In this shop, as we have seen, was the entrance to the oilroom. It was also used as a sort of storage room, where certain supplies or extras were kept. There was also a grind stone upon which tools were sharpened. Workmen *747were necessarily passing in and out very frequently, and it was both natural and proper that the door should stand open. The building was upon defendant’s own premises. It was entitled to make use thereof in such manner as it conceived would best facilitate its business, and, aside from its liability to its own employees and others rightfully entering the building, the fact that its doors were left ajar or its windows unbarred, or its revolving shafts were uncovered or. the set screws thereon were unguarded, is of no material significance. This is certainly true, unless it be shown that the manner in which defendant’s factory had been conducted was such as to amount to an implied invitation or license to plaintiff to enter the shop and expose himself to danger of the injury which he received, and in our judgment no fact is disclosed in evidence from which such implication can be derived.
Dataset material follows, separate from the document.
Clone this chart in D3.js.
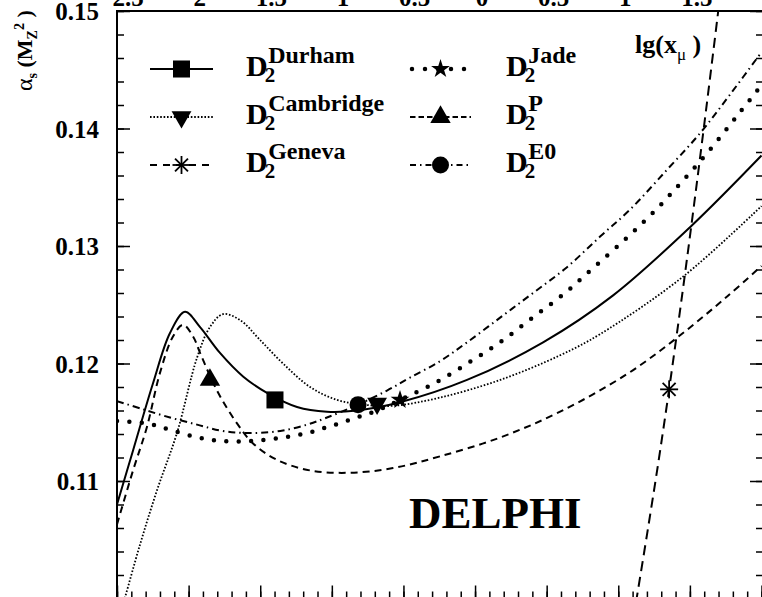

Still less is there any evidence to charge defendant with knowledge that plaintiff was in a place of danger, and that, with such knowledge or with knowledge of facts giving rise to such reasonable apprehension, it wantonly or recklessly set the machinery in motion, regardless of plaintiff’s safety. The law is solicitous to promote the safety of human life and limb and to protect from serious harm children whose tender years and inexperience render them more or less incapable of self-protection, but in attaining these desirable ends due regard must be had to the rights of others. The ownership of property and the conduct of industrial enterprises should not be penalized by the imposition of liability for injuries which are not the result of any breach of duty by the proprietor or by those for whose conduct he is in any manner responsible. There is here no showing of a duty on the part of defendant to guard its blacksmith shop against the uninvited and undesired entrance of the plaintiff or of boys in general, and we think a verdict should have been directed in its favor.
As this conclusion sufficiently disposes of the appeal, *748we shall not undertake the discussion or decision of other points made by counsel.
Eor the reasons stated, the judgment of the district court is reversed.